In 1970, he started his own practice, Driving Park Vision Center. He continued to work as a clinical instructor at the College of Optometry for 16 years.

In 1976, Dr. Hicks assumed the role of Vision Care Consultant for the Ohio Department of Medicaid, where he played a crucial role in establishing the Ohio Medicaid Vision Program. Drawing from extensive research on vision programs in other states, Dr. Hicks provided recommendations that incorporated the best practices into Ohio’s program, resulting in improved access to quality vision care for millions of state residents.

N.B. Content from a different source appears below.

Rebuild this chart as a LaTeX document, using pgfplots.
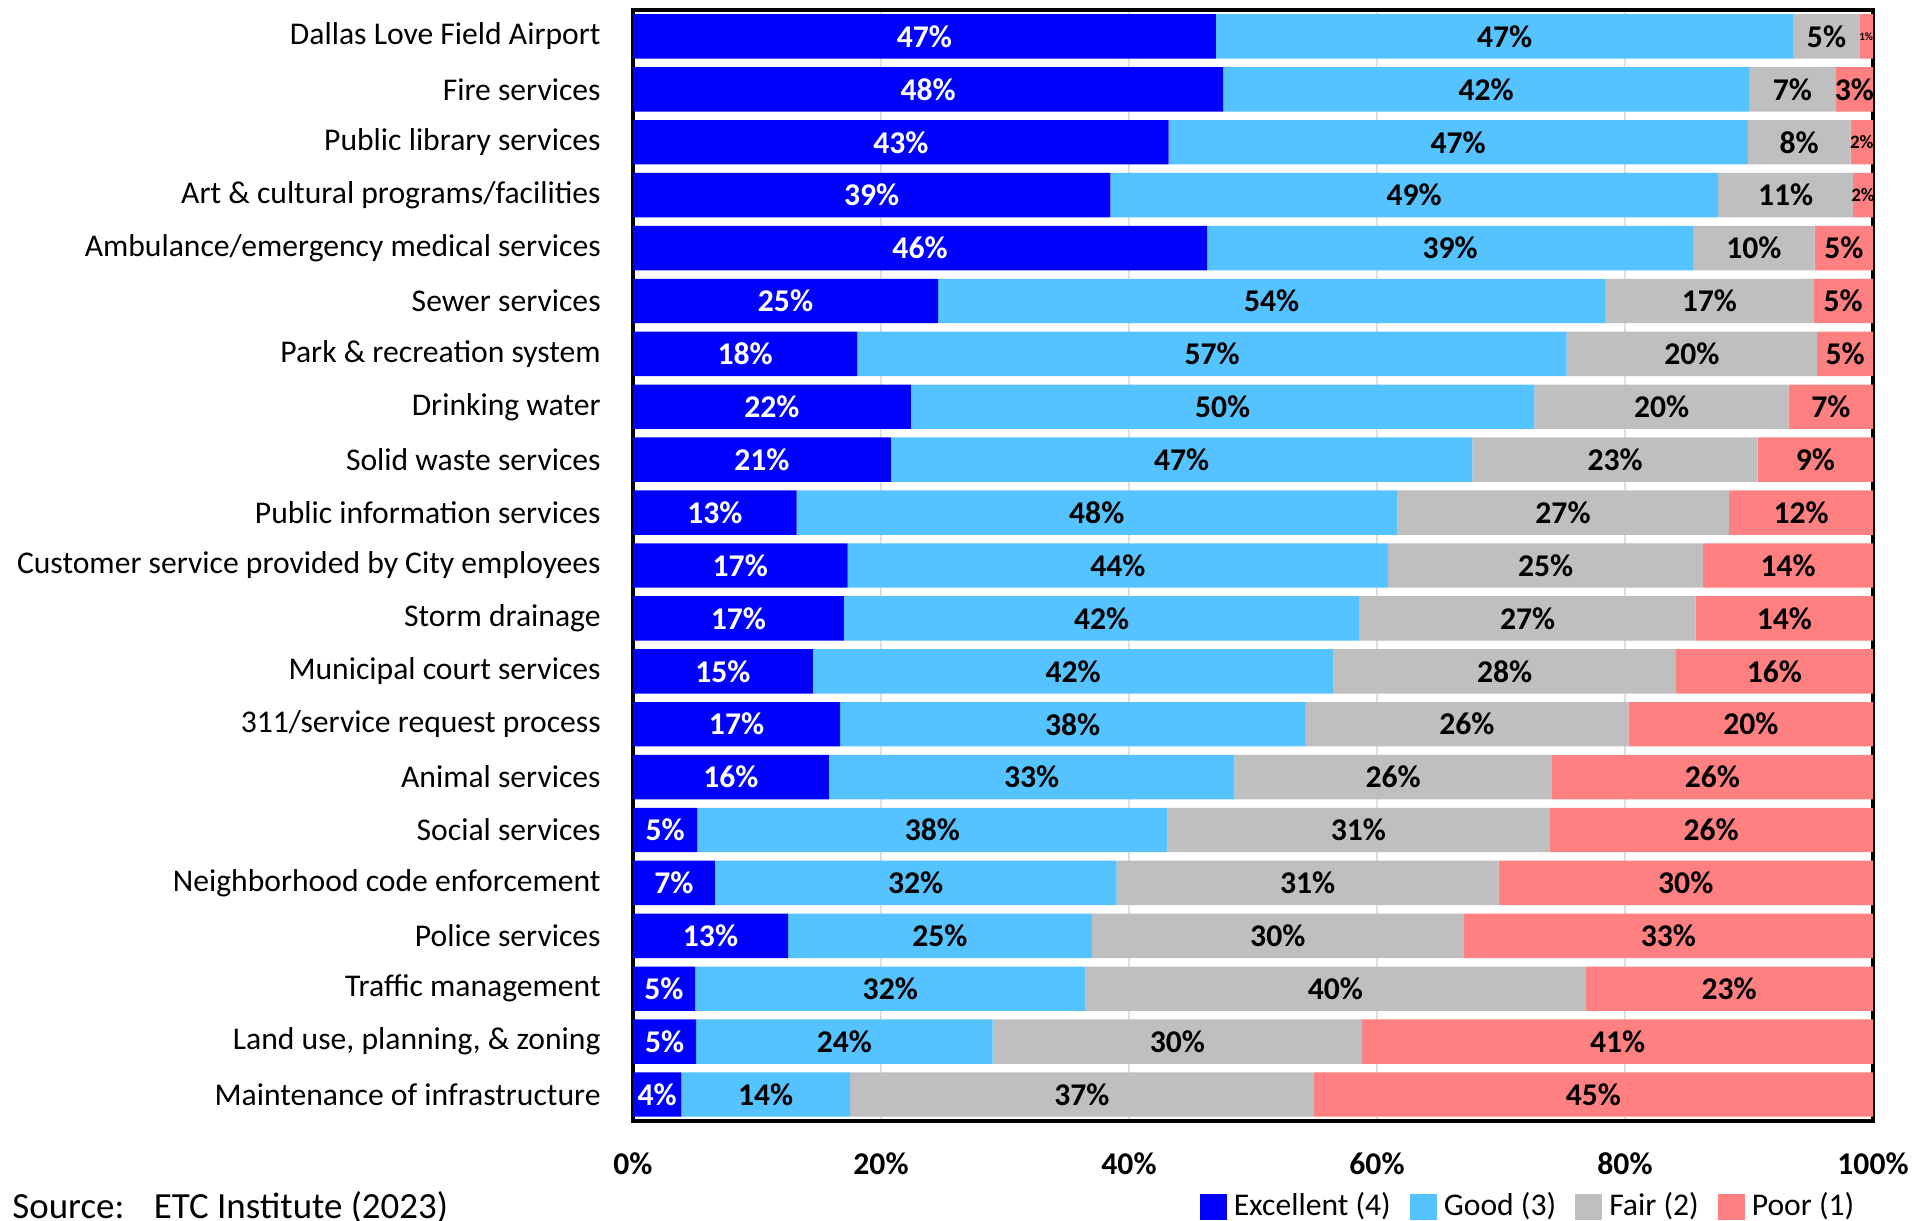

1980s: Dr. Hicks received numerous accolades for his outstanding contributions to the field of optometry. In 1981, he was honored with the Outstanding Service Award from his fraternity, Alpha Phi Alpha. The following year, he was named Optometrist of the Year by the National Optometric Association, and in 1983, he was elected as the association’s president. Dr. Hicks has been actively involved in the National Optometric Association for many years, currently holding the position of executive director of the National Optometric Foundation, an organization dedicated to promoting visual health among minority populations.

1990s: Dr. Hicks recognized the increasing prevalence of obesity and cardiovascular disease and founded the Driving Park Walking Club in the ‘90s, which has since become a model walking club for the City of Columbus. When asked about the motivation behind starting the walking club, Dr. Hicks cited the high rates of cardiovascular disease in his neighborhood and his desire to make a positive impact on the community’s health. Over the years, Dr. Hicks has received several awards for his community leadership, including the Outstanding Alumnus Award from The Ohio State University Black Alumni Society in 1995 and the Driving Park Area Commission’s Distinguished Leadership Community Award in 1999. In addition, he was elected President of the Livingston Avenue Collaborative for Community Development in 1996.

2000s: Dr. Hicks continued to be recognized for his contributions to healthcare and community service. In 2003, he was awarded the Community Building Award by Ohio Governor Bob Taft, followed by the Theodore Berry Community Service Award from Alpha Phi Alpha in 2007 and the Cheryl Boyce Excellence in Healthcare Award in 2008. In 2010, he was honored with the Community Champions Award from Molina Healthcare of Ohio, and in 2011, he was recognized as an Esteemed Alumnus in 100 Years of African American Achievement at The Ohio State University.

As of 2023, Dr. Hicks remains actively engaged in his private practice and continues to serve in various leadership roles, including his 60-year membership in Alpha Phi Alpha and his position as executive director emeritus of the Alpha Rho Lambda Education Foundation. He is a Life Member of the American Optometric Association and a Life Member of the Ohio Optometric Association, Epsilon Psi Epsilon, and the National Coalition of Black Meeting Planners (Board of Directors).

When asked for advice to optometry students and young optometrists, Dr. Hicks emphasizes the importance of finding a mentor to receive guidance and avoid common pitfalls in the field. It has been a pleasure to reflect upon Dr. Hicks’ exemplary life and career, and we gratefully acknowledge his unwavering commitment to his profession, his community, and his mentoring efforts in optometry. We sincerely thank him for his significant contributions.